Updated: Dec 13, 2020


Unorthodoxx is proud of boxing's heritage. We continue exploring the history of the sport that is iconic for men and women wearing boxing gloves. As the sport enters into the 20th century we look at the impact of early globalisation, technology and emerging media.

Boxing, globalisation, and emerging media

The dawn of the 20th century saw boxing become adopted around the world with central cities increasingly hosting large boxing shows and reaping the benefits of increasing ticket prices.

New York was one of these cities and despite turbulent times of legality, supervision and regulation, it established itself as the home of boxing with the highest concentration of boxing contests in any city worldwide.

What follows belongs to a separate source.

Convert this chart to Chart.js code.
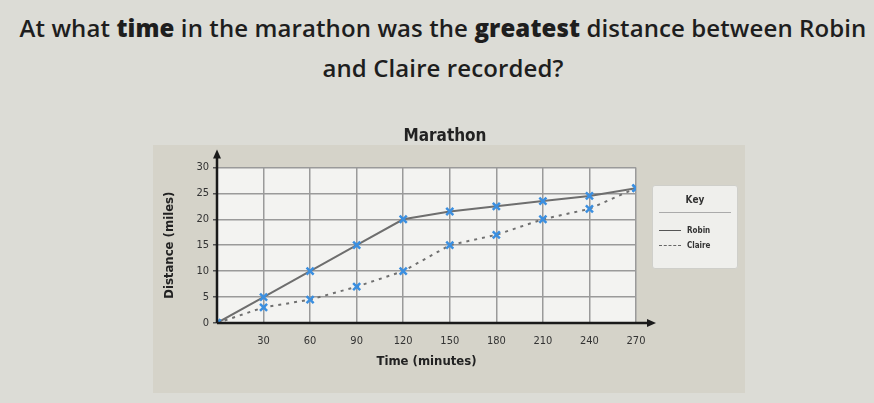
<!DOCTYPE html>
<html>
<head>
<meta charset="utf-8">
<script src="https://cdn.jsdelivr.net/npm/chart.js@4/dist/chart.umd.min.js"></script>
<style>
body { margin:0; width:874px; height:403px; background:#dcdcd6; overflow:hidden; position:relative; font-family:"Open Sans", sans-serif; }
#q { position:absolute; left:6px; top:8px; width:874px; text-align:center; font-size:24px; line-height:40px; font-weight:600; letter-spacing:0.1px; color:#1e1e1e; }
#q b { font-weight:800; }
#card { position:absolute; left:153px; top:145px; width:592px; height:248px; background:#d5d3c9; }
#wrap { position:absolute; left:150px; top:105px; width:582px; height:268px; }
#key { position:absolute; left:652px; top:185px; width:84px; height:82px; background:#efefec; border:1px solid #cfcfca; border-radius:3px; font-family:"DejaVu Sans Condensed", sans-serif; color:#333; }
#key .h { position:absolute; left:0; top:8px; width:84px; text-align:center; font-size:10px; font-weight:bold; }
#key .u { position:absolute; left:6px; top:26px; width:72px; border-top:1px solid #aaa; }
#key .r { position:absolute; left:6px; font-size:8px; font-weight:bold; }
#key .r span { display:inline-block; width:22px; vertical-align:middle; margin-right:6px; }
</style>
</head>
<body>
<div id="q">At what <b>time</b> in the marathon was the <b>greatest</b> distance between Robin<br>and Claire recorded?</div>
<div id="card"></div>
<div id="wrap"><canvas id="marathon"></canvas></div>
<div id="key">
  <div class="h">Key</div>
  <div class="u"></div>
  <div class="r" style="top:40px"><span style="border-top:1.5px solid #555"></span>Robin</div>
  <div class="r" style="top:55px"><span style="border-top:1.5px dashed #666"></span>Claire</div>
</div>
<script>
var times = [0, 30, 60, 90, 120, 150, 180, 210, 240, 270]
var robin = [0, 5, 10, 15, 20, 21.5, 22.5, 23.5, 24.5, 26]
var claire = [0, 3, 4.5, 7, 10, 15, 17, 20, 22, 26]
var yTicks = [0, 5, 10, 15, 20, 25, 30]

function pts(arr) {
  return arr.map(function (v, i) { return { x: times[i], y: v } })
}

// white plot background + black axes with arrow heads
var axesPlugin = {
  id: 'axes',
  beforeDraw: function (chart) {
    var a = chart.chartArea, c = chart.ctx
    c.save()
    c.fillStyle = '#f3f3f1'
    c.fillRect(a.left, a.top, a.right - a.left, a.bottom - a.top)
    c.restore()
  },
  afterDatasetsDraw: function (chart) {
    var a = chart.chartArea, c = chart.ctx
    c.save()
    c.strokeStyle = '#1a1a1a'
    c.fillStyle = '#1a1a1a'
    c.lineWidth = 2.5
    c.beginPath()
    c.moveTo(a.left, a.bottom)
    c.lineTo(a.right + 14, a.bottom)
    c.moveTo(a.left, a.bottom)
    c.lineTo(a.left, a.top - 12)
    c.stroke()
    c.beginPath()
    c.moveTo(a.right + 20, a.bottom)
    c.lineTo(a.right + 11, a.bottom - 4)
    c.lineTo(a.right + 11, a.bottom + 4)
    c.fill()
    c.beginPath()
    c.moveTo(a.left, a.top - 18)
    c.lineTo(a.left - 4, a.top - 9)
    c.lineTo(a.left + 4, a.top - 9)
    c.fill()
    c.restore()
  }
}

var tickFont = { family: 'DejaVu Sans Condensed', size: 11 }
var context = document.getElementById('marathon').getContext('2d')
var chart = new Chart(context, {
  type: 'line',
  data: {
    datasets: [
      {
        label: 'Robin',
        data: pts(robin),
        borderColor: '#6e6e6e',
        borderWidth: 2,
        pointStyle: 'crossRot',
        pointRadius: 5,
        pointBorderWidth: 2.5,
        pointBorderColor: '#3b8fe0',
        pointBackgroundColor: '#3b8fe0'
      },
      {
        label: 'Claire',
        data: pts(claire),
        borderColor: '#707070',
        borderWidth: 2,
        borderDash: [3, 5],
        pointStyle: 'crossRot',
        pointRadius: 5,
        pointBorderWidth: 2.5,
        pointBorderColor: '#3b8fe0',
        pointBackgroundColor: '#3b8fe0'
      }
    ]
  },
  options: {
    responsive: true,
    maintainAspectRatio: false,
    animation: false,
    layout: { padding: { left: 8, right: 0, top: 0, bottom: 0 } },
    plugins: {
      legend: { display: false },
      tooltip: { enabled: false },
      title: {
        display: true,
        text: 'Marathon',
        color: '#222',
        font: { family: 'DejaVu Sans Condensed', size: 17, weight: 'bold' },
        padding: { top: 21, bottom: 21 }
      }
    },
    scales: {
      x: {
        type: 'linear',
        min: 0,
        max: 270,
        afterBuildTicks: function (s) { s.ticks = times.slice(1).map(function (v) { return { value: v } }) },
        grid: { color: '#9a9a9a', lineWidth: 1.5, drawTicks: false },
        border: { display: false },
        ticks: { color: '#333', font: tickFont, padding: 12 },
        title: { display: true, text: 'Time (minutes)', color: '#222', font: { family: 'DejaVu Sans Condensed', size: 13, weight: 'bold' }, padding: { top: 0 } },
        afterFit: function (s) { s.height = 50 }
      },
      y: {
        min: 0,
        max: 30,
        afterBuildTicks: function (s) { s.ticks = yTicks.map(function (v) { return { value: v } }) },
        grid: { color: '#9a9a9a', lineWidth: 1.5, drawTicks: true, tickLength: 4, tickColor: '#555' },
        border: { display: false },
        ticks: { color: '#333', font: tickFont, padding: 4 },
        title: { display: true, text: 'Distance (miles)', color: '#222', font: { family: 'DejaVu Sans Condensed', size: 13, weight: 'bold' }, padding: { bottom: 4 } },
        afterFit: function (s) { s.width = 59 }
      },
      // empty axis on the right only to leave room for the key
      r: {
        position: 'right',
        display: true,
        grid: { display: false },
        border: { display: false },
        ticks: { display: false },
        afterFit: function (s) { s.width = 96 }
      }
    }
  },
  plugins: [axesPlugin]
})
</script>
</body>
</html>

On the other side of the pond, London was also increasing the number of shows at various venues. Between 1893- 1913, boxing events filled up to fourteen different venues a year. Boxing continued to represent a paradox of interest in which spectators were fascinated by the human violence that existed with the confinements of the boxing ring.

On the 8th September 1894, the first broadcast of a world title boxing match occurred. Filmed by Thomas Edison as an exhibition between James J. Corbett and Peter Courtney in Orange, New Jersey. Unbeknown to Edison was the impact his image motion video would have on sparking a new frenzy of boxing media and content which remains today.

However, Boxing still maintained its ability to e relevant. In 1921, the first radio broadcast transmitted on live radio and began the ever so important role of boxing commentators that remains today.

The next forty years saw Boxing fluctuate in popularity, rising in the early 1930s but waning in the 1950s and 60s – some believe this may have been reflective of post-war times and a desire for less violence.

In 1933, Boxing was televised for the first time. Just six years later transmitted to a movie theatre in London. On the 22nd January 1973, the first premium capable TV boxing bout aired on HBO between George Foreman and Joe Frazier, fought in Kingston, Jamaica.

In 1986, Showtime aired its first main event, on a closed circuit that was the modern equivalent of Pay-per-view, between Marvin Hagler and John Mugabi. Five years later, the first HBO Pay-Per-View (PPV) was the heavyweight match between Evander Holyfield and George Foreman.

The era of boxing continued to rise and fall as each promoter showcased upcoming boxers such as the likes of Muhammad Ali, George Forman, Marvin Hagler, Tommy Hearns, Sugar Ray Robinson and Roberto Duran (to just a name a few!).

The era also so the first stages of boxing promotors struggling to work against and with one another promotors worked with and against one another. And Introduced the rise Don King, Bob Arum, Al Haymon, Barry Hearn and Frank Warren who each helped steer boxing into new commercial territory.